La promenade architecturale de la villa Savoye
Cette villa a été construite dans la plus grande simplicité, pour des clients dépourvus totalement d’idées préconçues : ni modernes, ni anciens. Leur idée était simple : ils avaient un magnifique parc formé de prés entourés de forêt ; ils désiraient vivre à la campagne ; ils étaient reliés à Paris par 30 km d’auto.
On va donc à la porte de la maison en auto, et c’est l’arc de courbure minimum d’une auto qui fournit la dimension même de la maison. L’auto s’engage sous les pilotis, tourne autour des services communs, arrive au milieu, à la porte du vestibule, entre dans le garage ou poursuit sa route pour le retour : telle est la donnée fondamentale.
Autre chose : la vue est très belle, l’herbe est une belle chose, la forêt aussi : on y touchera le moins possible. La maison se posera au milieu de l’herbe comme un objet, sans rien déranger.
Si l’on est debout dans l’herbe, on ne voit pas très loin l’étendue. D’ailleurs, l’herbe est malsaine, humide, etc., pour y habiter ; par conséquent, le véritable jardin de la maison ne sera pas sur le sol, mais au-dessus du sol, à trois mètres cinquante : ce sera le jardin suspendu dont le sol est sec et salubre, et c’est de ce sol qu’on verra bien tout le paysage, beaucoup mieux que si l’on était resté en bas.
Dans nos climats tempérés, avec pluies fréquentes, il est utile d’avoir un jardin dont le sol soit sec instantanément ; le sol du jardin est donc en dallage de ciment, posé sur du sable, assurant un drainage instantané des eaux pluviales.
Mais on continue la promenade. Depuis le jardin à l’étage, on monte par la rampe sur le toit de la maison où est le solarium.
L’architecture arabe nous donne un enseignement précieux. Elle s’apprécie à la marche, avec le pied ; c’est en marchant, en se déplaçant que l’on voit se développer les ordonnances de l’architecture. C’est un principe contraire à l’architecture baroque qui est conçue sur le papier, autour d’un point fixe théorique. Je préfère l’enseignement de l’architecture arabe.

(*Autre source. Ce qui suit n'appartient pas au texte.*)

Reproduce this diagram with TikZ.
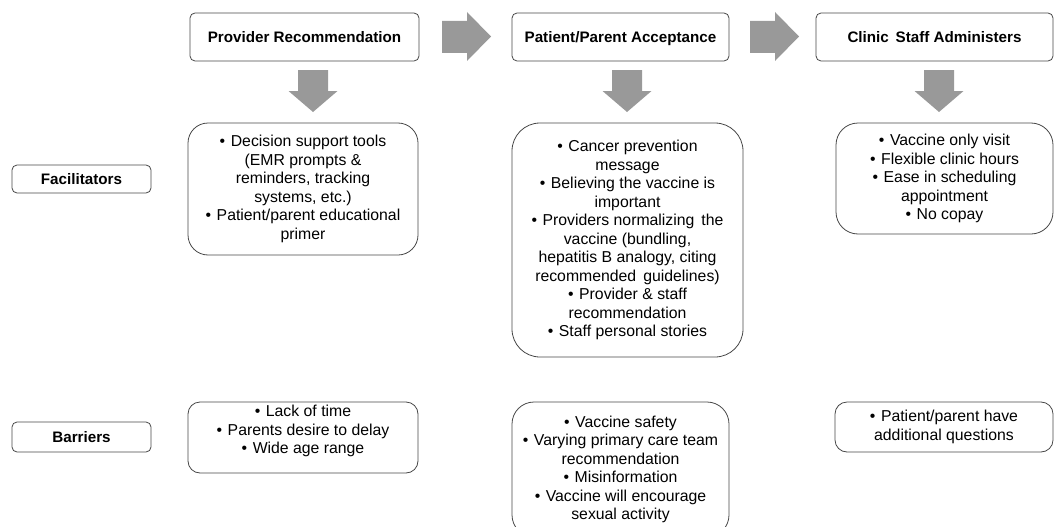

Dans cette maison-ci, il s’agit d’une véritable promenade architecturale, offrant des aspects constamment variés, inattendus, parfois étonnants. Il est intéressant d’obtenir tant de diversité quand on a, par exemple, admis au point de vue constructif un schéma de poteaux et de poutres d’une rigueur absolue.
La construction est faite sur un jeu de poteaux équidistants, portant des chevalets qui, eux-mêmes, supportent des poutrelles régulières à égales : ossature indépendante, plan libre.
Le Corbusier, Œuvre complète, volume 2, 1929-1934.